start Provided data

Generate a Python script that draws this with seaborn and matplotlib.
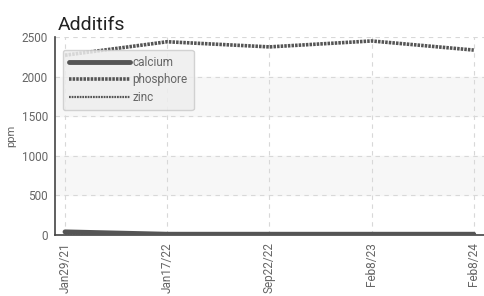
import matplotlib
matplotlib.use("Agg")
import matplotlib.pyplot as plt
import seaborn as sns
import pandas as pd

dates = ["Jan29/21", "Jan17/22", "Sep22/22", "Feb8/23", "Feb8/24"]
calcium = [40, 10, 10, 10, 10]
phosphore = [2270, 2440, 2375, 2450, 2335]
zinc = [15, 5, 5, 5, 5]

sns.set_theme(style="white")
plt.rcParams["font.family"] = ["Roboto", "DejaVu Sans"]

df = pd.DataFrame({"date": dates, "calcium": calcium,
                   "phosphore": phosphore, "zinc": zinc})
df["idx"] = range(len(df))
long = df.melt(id_vars=["date", "idx"], var_name="serie", value_name="ppm")

fig = plt.figure(figsize=(4.85, 2.96), dpi=100)
ax = fig.add_axes([0.113, 0.206, 0.887, 0.669])

# alternate bands
ax.axhspan(500, 1000, color="#f7f7f7", zorder=0)
ax.axhspan(1500, 2000, color="#f7f7f7", zorder=0)

styles = {
    "calcium": dict(lw=3.5, ls="-"),
    "phosphore": dict(lw=2.6, ls=(0, (0.7, 0.3))),
    "zinc": dict(lw=1.6, ls=(0, (0.8, 0.4))),
}
for name, st in styles.items():
    sub = long[long.serie == name]
    sns.lineplot(data=sub, x="idx", y="ppm", ax=ax, color="#555555",
                 label=name, linewidth=st["lw"], linestyle=st["ls"],
                 zorder=3)

ax.set_xlim(-0.1, 4.11)
ax.set_ylim(0, 2500)
ax.set_xticks(range(len(dates)))
ax.set_xticklabels(dates, rotation=90)
ax.set_yticks([0, 500, 1000, 1500, 2000, 2500])
ax.grid(True, color="#d8d8d8", linestyle=(0, (4, 4)), linewidth=0.8)
ax.set_axisbelow(True)

for s in ["top", "right"]:
    ax.spines[s].set_visible(False)
for s in ["left", "bottom"]:
    ax.spines[s].set_color("#444444")
    ax.spines[s].set_linewidth(1.2)

ax.tick_params(axis="both", colors="#666666", labelsize=8.5, length=4,
               width=1.2, direction="out", pad=1)
ax.tick_params(axis="both", color="#444444")
ax.set_xlabel("")
ax.set_ylabel("ppm", fontsize=8, color="#666666")
ax.yaxis.set_label_coords(-0.09, 0.5)
ax.set_title("Additifs", loc="left", fontsize=14, color="#222222",
             x=0.008, pad=5)

leg = ax.legend(loc="upper left", bbox_to_anchor=(0.005, 0.965),
                fontsize=8.5, handlelength=5.2, handletextpad=0.2,
                labelspacing=0.4, frameon=True, fancybox=True,
                borderpad=0.5)
leg.get_frame().set_facecolor("#eeeeee")
leg.get_frame().set_edgecolor("#cccccc")
leg.get_frame().set_alpha(0.85)
for t in leg.get_texts():
    t.set_color("#666666")

fig.savefig("out.png", dpi=100)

end Provided data

**Task details**
Copy the data character for character, but drop all pictures from the copy.

**Correct response**
Generate a Python script that draws this with seaborn and matplotlib.
import matplotlib
matplotlib.use("Agg")
import matplotlib.pyplot as plt
import seaborn as sns
import pandas as pd

dates = ["Jan29/21", "Jan17/22", "Sep22/22", "Feb8/23", "Feb8/24"]
calcium = [40, 10, 10, 10, 10]
phosphore = [2270, 2440, 2375, 2450, 2335]
zinc = [15, 5, 5, 5, 5]

sns.set_theme(style="white")
plt.rcParams["font.family"] = ["Roboto", "DejaVu Sans"]

df = pd.DataFrame({"date": dates, "calcium": calcium,
                   "phosphore": phosphore, "zinc": zinc})
df["idx"] = range(len(df))
long = df.melt(id_vars=["date", "idx"], var_name="serie", value_name="ppm")

fig = plt.figure(figsize=(4.85, 2.96), dpi=100)
ax = fig.add_axes([0.113, 0.206, 0.887, 0.669])

# alternate bands
ax.axhspan(500, 1000, color="#f7f7f7", zorder=0)
ax.axhspan(1500, 2000, color="#f7f7f7", zorder=0)

styles = {
    "calcium": dict(lw=3.5, ls="-"),
    "phosphore": dict(lw=2.6, ls=(0, (0.7, 0.3))),
    "zinc": dict(lw=1.6, ls=(0, (0.8, 0.4))),
}
for name, st in styles.items():
    sub = long[long.serie == name]
    sns.lineplot(data=sub, x="idx", y="ppm", ax=ax, color="#555555",
                 label=name, linewidth=st["lw"], linestyle=st["ls"],
                 zorder=3)

ax.set_xlim(-0.1, 4.11)
ax.set_ylim(0, 2500)
ax.set_xticks(range(len(dates)))
ax.set_xticklabels(dates, rotation=90)
ax.set_yticks([0, 500, 1000, 1500, 2000, 2500])
ax.grid(True, color="#d8d8d8", linestyle=(0, (4, 4)), linewidth=0.8)
ax.set_axisbelow(True)

for s in ["top", "right"]:
    ax.spines[s].set_visible(False)
for s in ["left", "bottom"]:
    ax.spines[s].set_color("#444444")
    ax.spines[s].set_linewidth(1.2)

ax.tick_params(axis="both", colors="#666666", labelsize=8.5, length=4,
               width=1.2, direction="out", pad=1)
ax.tick_params(axis="both", color="#444444")
ax.set_xlabel("")
ax.set_ylabel("ppm", fontsize=8, color="#666666")
ax.yaxis.set_label_coords(-0.09, 0.5)
ax.set_title("Additifs", loc="left", fontsize=14, color="#222222",
             x=0.008, pad=5)

leg = ax.legend(loc="upper left", bbox_to_anchor=(0.005, 0.965),
                fontsize=8.5, handlelength=5.2, handletextpad=0.2,
                labelspacing=0.4, frameon=True, fancybox=True,
                borderpad=0.5)
leg.get_frame().set_facecolor("#eeeeee")
leg.get_frame().set_edgecolor("#cccccc")
leg.get_frame().set_alpha(0.85)
for t in leg.get_texts():
    t.set_color("#666666")

fig.savefig("out.png", dpi=100)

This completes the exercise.